→ Data provided:
###

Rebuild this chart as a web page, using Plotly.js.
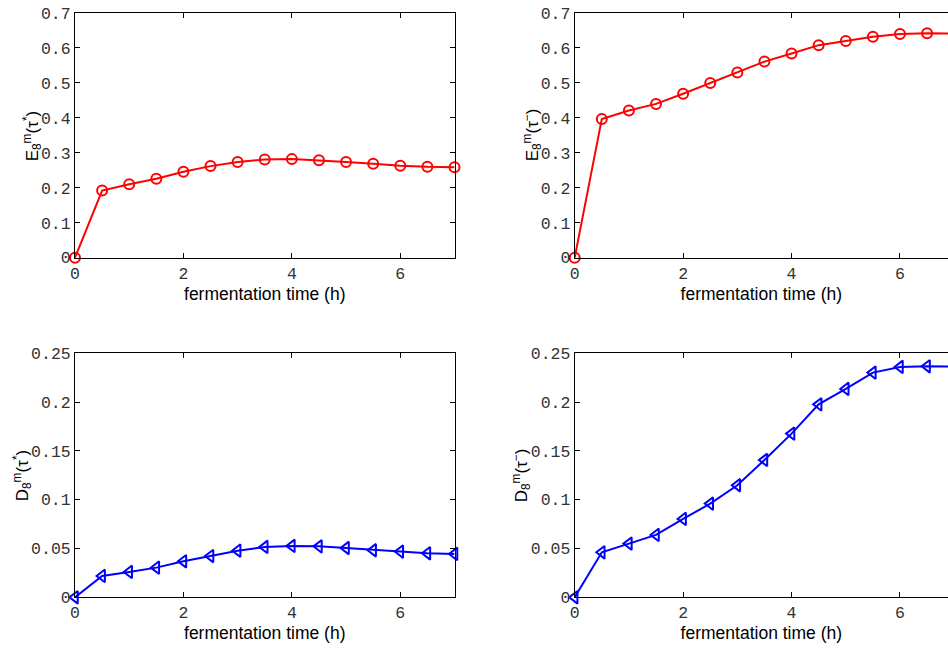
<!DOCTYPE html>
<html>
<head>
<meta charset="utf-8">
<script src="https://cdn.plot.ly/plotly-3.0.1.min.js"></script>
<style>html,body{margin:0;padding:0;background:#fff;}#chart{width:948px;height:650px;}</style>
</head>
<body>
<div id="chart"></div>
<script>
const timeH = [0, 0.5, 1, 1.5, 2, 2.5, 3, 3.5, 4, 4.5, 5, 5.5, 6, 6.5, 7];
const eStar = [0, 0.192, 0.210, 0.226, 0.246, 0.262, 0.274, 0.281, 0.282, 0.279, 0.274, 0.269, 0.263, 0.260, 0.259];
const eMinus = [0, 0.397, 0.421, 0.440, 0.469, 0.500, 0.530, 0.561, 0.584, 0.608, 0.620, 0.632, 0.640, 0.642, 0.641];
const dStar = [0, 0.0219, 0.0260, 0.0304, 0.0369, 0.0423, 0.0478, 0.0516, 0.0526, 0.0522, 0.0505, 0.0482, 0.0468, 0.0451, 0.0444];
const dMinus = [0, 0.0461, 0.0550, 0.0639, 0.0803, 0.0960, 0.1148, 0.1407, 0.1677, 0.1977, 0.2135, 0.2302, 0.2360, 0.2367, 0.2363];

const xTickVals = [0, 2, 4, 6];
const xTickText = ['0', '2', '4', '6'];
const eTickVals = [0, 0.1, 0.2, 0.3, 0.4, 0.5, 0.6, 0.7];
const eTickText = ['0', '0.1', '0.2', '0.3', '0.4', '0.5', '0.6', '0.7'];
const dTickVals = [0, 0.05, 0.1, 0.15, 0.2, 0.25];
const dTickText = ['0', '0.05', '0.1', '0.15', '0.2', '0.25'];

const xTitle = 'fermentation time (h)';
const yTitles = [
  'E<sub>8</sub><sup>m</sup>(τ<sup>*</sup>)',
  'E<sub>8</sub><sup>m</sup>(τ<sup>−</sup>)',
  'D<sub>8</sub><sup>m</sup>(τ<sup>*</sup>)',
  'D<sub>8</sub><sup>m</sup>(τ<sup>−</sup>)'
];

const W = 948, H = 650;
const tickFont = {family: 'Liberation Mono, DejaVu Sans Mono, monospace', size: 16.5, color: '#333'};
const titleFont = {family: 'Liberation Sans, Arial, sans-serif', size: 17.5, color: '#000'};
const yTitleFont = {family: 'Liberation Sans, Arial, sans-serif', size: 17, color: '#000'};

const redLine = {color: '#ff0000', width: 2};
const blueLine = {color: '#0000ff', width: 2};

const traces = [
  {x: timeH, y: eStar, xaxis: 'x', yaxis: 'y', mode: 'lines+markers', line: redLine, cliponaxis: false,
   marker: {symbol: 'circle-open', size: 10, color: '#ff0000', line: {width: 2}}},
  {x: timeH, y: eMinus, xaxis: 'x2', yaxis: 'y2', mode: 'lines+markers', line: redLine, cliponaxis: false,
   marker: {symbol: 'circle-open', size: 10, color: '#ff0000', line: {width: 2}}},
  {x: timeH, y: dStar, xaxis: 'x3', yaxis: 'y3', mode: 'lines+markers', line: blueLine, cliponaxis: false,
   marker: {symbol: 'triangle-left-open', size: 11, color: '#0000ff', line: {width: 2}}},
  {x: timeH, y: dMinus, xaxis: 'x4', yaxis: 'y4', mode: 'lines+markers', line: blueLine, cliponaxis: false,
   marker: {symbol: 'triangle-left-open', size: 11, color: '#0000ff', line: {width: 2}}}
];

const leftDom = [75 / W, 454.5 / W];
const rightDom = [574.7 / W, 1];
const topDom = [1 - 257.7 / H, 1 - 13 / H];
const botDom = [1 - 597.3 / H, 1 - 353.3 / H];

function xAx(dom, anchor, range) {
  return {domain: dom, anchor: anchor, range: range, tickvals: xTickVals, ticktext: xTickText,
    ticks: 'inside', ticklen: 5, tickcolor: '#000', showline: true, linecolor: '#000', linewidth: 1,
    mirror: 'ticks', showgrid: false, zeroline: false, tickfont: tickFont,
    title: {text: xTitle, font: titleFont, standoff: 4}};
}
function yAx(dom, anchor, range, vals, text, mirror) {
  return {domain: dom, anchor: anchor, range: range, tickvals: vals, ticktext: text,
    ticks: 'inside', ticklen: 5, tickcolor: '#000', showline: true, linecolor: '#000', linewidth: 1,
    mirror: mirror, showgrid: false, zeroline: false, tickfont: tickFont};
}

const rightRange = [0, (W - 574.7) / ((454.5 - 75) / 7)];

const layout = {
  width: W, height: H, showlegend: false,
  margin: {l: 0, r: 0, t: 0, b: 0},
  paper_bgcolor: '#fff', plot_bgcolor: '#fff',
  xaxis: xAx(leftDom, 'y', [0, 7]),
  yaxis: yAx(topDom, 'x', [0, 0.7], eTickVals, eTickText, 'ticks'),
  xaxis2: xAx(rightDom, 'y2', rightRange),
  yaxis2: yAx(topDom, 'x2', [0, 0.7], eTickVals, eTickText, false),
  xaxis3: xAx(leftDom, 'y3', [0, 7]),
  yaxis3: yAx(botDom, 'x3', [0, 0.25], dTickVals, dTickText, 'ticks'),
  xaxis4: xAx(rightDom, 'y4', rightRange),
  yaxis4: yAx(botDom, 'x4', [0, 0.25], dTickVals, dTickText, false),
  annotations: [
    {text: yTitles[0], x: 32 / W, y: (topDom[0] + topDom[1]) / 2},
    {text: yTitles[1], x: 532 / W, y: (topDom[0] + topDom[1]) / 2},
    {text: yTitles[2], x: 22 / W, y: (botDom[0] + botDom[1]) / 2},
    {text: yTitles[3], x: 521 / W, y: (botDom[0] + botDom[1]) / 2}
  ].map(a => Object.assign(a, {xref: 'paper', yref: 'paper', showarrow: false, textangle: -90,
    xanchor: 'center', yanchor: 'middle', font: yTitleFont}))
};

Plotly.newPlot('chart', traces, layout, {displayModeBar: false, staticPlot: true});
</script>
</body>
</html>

###

→ Exercise aim:
Copy out all lines that carry the word "chart".

→ Written response:
Rebuild this chart as a web page, using Plotly.js.
<style>html,body{margin:0;padding:0;background:#fff;}#chart{width:948px;height:650px;}</style>
<div id="chart"></div>
Plotly.newPlot('chart', traces, layout, {displayModeBar: false, staticPlot: true});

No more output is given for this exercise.